Considerações finais

    Como estudante, pesquisador e profissional da área de Educação Física, torna-se relevante para mim não só refletir sobre essas relações históricas do fenômeno “Corpo”, mas também pensar na relevância dessas relações para a área da saúde, em especial, para a Educação Física. Isso significa pensar numa Educação Física que supere a racionalidade que separa o ser humano em corpo e mente, em motor e cognitivo, pois “a totalidade da existência humana não pode ser descrita nem pela dicotomia entre corpo e espírito, nem pela separação entre ser humano e mundo” (TREBELS, 2003, p. 259).
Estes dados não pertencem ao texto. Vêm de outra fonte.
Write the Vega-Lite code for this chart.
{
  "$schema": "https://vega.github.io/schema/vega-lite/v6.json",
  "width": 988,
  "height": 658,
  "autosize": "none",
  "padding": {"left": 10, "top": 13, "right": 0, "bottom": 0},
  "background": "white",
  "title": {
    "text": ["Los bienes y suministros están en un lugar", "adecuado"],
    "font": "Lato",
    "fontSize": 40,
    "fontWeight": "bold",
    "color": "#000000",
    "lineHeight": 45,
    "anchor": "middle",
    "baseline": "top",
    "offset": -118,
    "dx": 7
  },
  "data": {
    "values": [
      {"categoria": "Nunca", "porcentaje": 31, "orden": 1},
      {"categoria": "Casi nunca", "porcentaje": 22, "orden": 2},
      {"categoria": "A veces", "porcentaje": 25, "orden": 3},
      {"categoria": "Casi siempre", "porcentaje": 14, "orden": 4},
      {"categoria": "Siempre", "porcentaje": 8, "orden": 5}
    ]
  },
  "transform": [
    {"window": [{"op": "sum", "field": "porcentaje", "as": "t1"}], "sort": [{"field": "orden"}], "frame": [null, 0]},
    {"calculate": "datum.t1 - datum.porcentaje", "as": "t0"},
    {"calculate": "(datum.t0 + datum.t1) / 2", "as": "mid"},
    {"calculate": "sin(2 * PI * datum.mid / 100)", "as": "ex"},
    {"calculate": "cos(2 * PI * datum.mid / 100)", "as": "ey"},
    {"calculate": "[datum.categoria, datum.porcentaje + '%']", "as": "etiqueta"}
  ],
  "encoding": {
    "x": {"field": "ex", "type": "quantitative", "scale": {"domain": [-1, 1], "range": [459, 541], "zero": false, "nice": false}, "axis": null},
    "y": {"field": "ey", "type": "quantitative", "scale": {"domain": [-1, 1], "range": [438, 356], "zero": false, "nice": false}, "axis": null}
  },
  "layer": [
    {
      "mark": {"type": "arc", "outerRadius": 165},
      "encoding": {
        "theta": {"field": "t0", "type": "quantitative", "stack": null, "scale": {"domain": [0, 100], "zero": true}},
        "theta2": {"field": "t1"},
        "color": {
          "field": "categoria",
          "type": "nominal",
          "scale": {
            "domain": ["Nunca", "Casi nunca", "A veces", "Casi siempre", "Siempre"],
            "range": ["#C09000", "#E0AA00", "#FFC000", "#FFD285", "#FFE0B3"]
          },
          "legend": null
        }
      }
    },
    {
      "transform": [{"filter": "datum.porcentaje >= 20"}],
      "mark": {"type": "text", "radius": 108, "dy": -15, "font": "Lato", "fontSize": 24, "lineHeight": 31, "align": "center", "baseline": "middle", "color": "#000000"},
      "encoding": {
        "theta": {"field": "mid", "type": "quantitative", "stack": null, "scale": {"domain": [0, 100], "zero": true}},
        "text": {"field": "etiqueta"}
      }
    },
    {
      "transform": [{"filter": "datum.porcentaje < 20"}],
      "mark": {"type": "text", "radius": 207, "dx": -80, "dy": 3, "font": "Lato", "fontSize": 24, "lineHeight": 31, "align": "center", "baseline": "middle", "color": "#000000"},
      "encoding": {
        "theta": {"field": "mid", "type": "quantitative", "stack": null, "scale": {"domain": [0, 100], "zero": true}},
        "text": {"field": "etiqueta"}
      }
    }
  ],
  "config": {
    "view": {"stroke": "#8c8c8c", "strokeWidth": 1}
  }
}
    Uma Educação Física que,

    [...] ao reclamar para si o corpo e o movimento como objeto de estudo, necessita contribuir para a construção de ações para uma escola que não se limita a tratar criticamente os conteúdos escolares apenas como abstração teórica ou como uma experiência fria, sem alegria. A educação corporal não é exclusividade da Educação Física, assim como o lúdico ou a alegria da experiência pedagógica. Seria papel da Educação Física nas escolas contribuir para que currículos pudessem ser problematizados pela necessidade da experiência corpórea como forma de fazer da prática pedagógica uma experiência lúdica. Frente ao abismo das diferenças sociais, em que convivem o conhecimento e a ignorância, a miséria e a riqueza, é urgente propor práticas corporais lúdicas para toda a escola, capazes de formar e conformar valores, desejos e identidades para a superação de tal situação (NOGUEIRA, 2003, p.191).

    Uma Educação Física pelo “perceber”, definida por Merleau-Ponty, durante a Société Française de Philosophie, como “tornar presente qualquer coisa, com a ajuda do corpo” (citado por SÉRGIO, 2003). Isso porque “eu não sou um sujeito isolado, sem mundo, mas sim nele ancorado, por meio de meu corpo, e dele faço o horizonte no qual me comunico perceptivamente com as coisas” (TREBELS, 2003, p. 259). Uma Educação Física que permita ao indivíduo perceber-se enquanto motricidade, enquanto movimento, que é linguagem de comunicação com o mundo, enquanto consciência, enquanto tempo e espaço, enquanto intencionalidade original. Enfim, uma Educação Física para a vida.